While the Commerce Department's trade report today indicates an increase in the overall trade deficit, the National Association of Manufacturers said trade in manufactured goods continued to improve.
For the first two months of 2008 the overall deficit in goods and services was $121.3 billion, $5.7 billion larger than the $115.6 billion deficit for the comparable period of 2007. U.S. imports of petroleum were the biggest negative factor.
"However, the manufactured goods deficit for the first two months of 2008 continued its pace of sharp improvement declining by $10 billion," said Frank Vargo, NAM Vice President for International Economic Affairs. "The January-February manufactured goods deficit was $82.0 billion compared to a $92 billion deficit for the comparable period of 2007.
"Manufactured goods exports continue to soar. So far this year they are up a phenomenal 15 percent, while manufactured goods imports were up 5 percent.
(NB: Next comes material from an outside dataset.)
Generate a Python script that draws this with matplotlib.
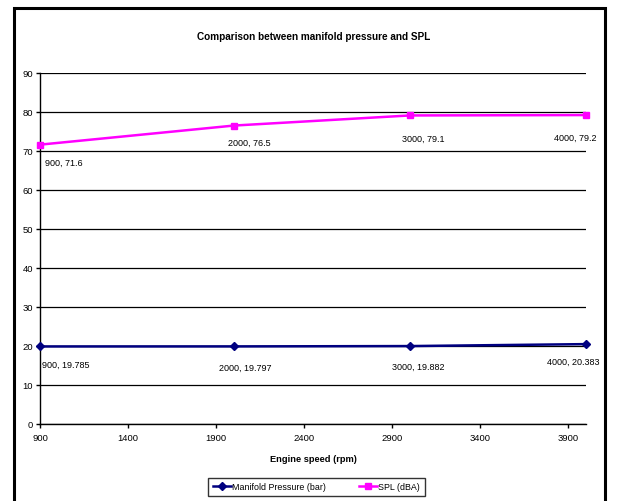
import matplotlib
matplotlib.use("Agg")
import matplotlib.pyplot as plt
from matplotlib.patches import Rectangle

plt.rcParams['font.family'] = ['Liberation Sans', 'DejaVu Sans']

# data
engine_speed = [900, 2000, 3000, 4000]
manifold_pressure = [19.785, 19.797, 19.882, 20.383]
spl = [71.6, 76.5, 79.1, 79.2]
x_ticks = [900, 1400, 1900, 2400, 2900, 3400, 3900]
y_ticks = [0, 10, 20, 30, 40, 50, 60, 70, 80, 90]

navy = '#000080'
magenta = '#FF00FF'
W, H = 619, 502

fig = plt.figure(figsize=(W / 100, H / 100), dpi=100)
# outer chart border (bottom edge runs off the picture)
fig.patches.append(Rectangle((14 / W, -0.02), (605 - 14) / W, 1 - 9 / H + 0.02,
                             transform=fig.transFigure, fill=False,
                             edgecolor='black', linewidth=2.2))
ax = fig.add_axes([40 / W, 1 - 424.5 / H, (586 - 40) / W, (424.5 - 74) / H])

ax.plot(engine_speed, manifold_pressure, color=navy, linewidth=1.8,
        marker='D', markersize=4.2, label='Manifold Pressure (bar)', clip_on=False, zorder=3)
ax.plot(engine_speed, spl, color=magenta, linewidth=1.8,
        marker='s', markersize=5, label='SPL (dBA)', clip_on=False, zorder=3)

ax.set_xlim(900, 4000)
ax.set_ylim(0, 90)
ax.set_xticks(x_ticks)
ax.set_yticks(y_ticks)
ax.tick_params(direction='out', length=3, width=1, labelsize=6.8, colors='black')
ax.tick_params(axis='y', pad=2)
ax.tick_params(axis='x', pad=4)
ax.yaxis.grid(True, color='black', linewidth=0.9)
ax.set_axisbelow(True)
for s in ['top', 'right']:
    ax.spines[s].set_visible(False)
for s in ['left', 'bottom']:
    ax.spines[s].set_linewidth(1)

# data label offsets in pixels (label centre relative to the point, + is down)
spl_off = [(24, 18), (16, 17), (13, 23), (-11, 22)]
mp_off = [(26, 18), (12, 21), (8, 20), (-13, 17)]
for x, y, (dx, dy) in zip(engine_speed, spl, spl_off):
    ax.annotate('%d, %g' % (x, y), (x, y), xytext=(dx * 0.72, -dy * 0.72),
                textcoords='offset points', ha='center', va='center', fontsize=6.5,
                annotation_clip=False)
for x, y, (dx, dy) in zip(engine_speed, manifold_pressure, mp_off):
    ax.annotate('%d, %.3f' % (x, y), (x, y), xytext=(dx * 0.72, -dy * 0.72),
                textcoords='offset points', ha='center', va='center', fontsize=6.5,
                annotation_clip=False)

fig.text(314 / W, 1 - 37 / H, 'Comparison between manifold pressure and SPL',
         ha='center', va='center', fontsize=7.2, fontweight='bold')
fig.text(313.5 / W, 1 - 460 / H, 'Engine speed (rpm)',
         ha='center', va='center', fontsize=6.7, fontweight='bold')

leg = fig.legend(loc='center', bbox_to_anchor=(316.5 / W, 1 - 488 / H), ncol=2,
                 fontsize=6.4, frameon=True, fancybox=False, edgecolor='black',
                 handlelength=2.05, columnspacing=3.7, borderpad=0.55, handletextpad=0.1)
leg.get_frame().set_linewidth(1)

fig.savefig('out.png', dpi=100)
"The result of these favorable trends is that the manufactured goods deficit so far this year is 12 percent lower than the comparable period of last year. And that is on top of the 5 percent improvement for all of last year."
Vargo attributed the continuing improvement to the competitive value of the dollar and the continued success of U.S. exporters selling to U.S. free trade partners.
"Free trade agreements, like the one with Colombia, spur U.S. exports," he said.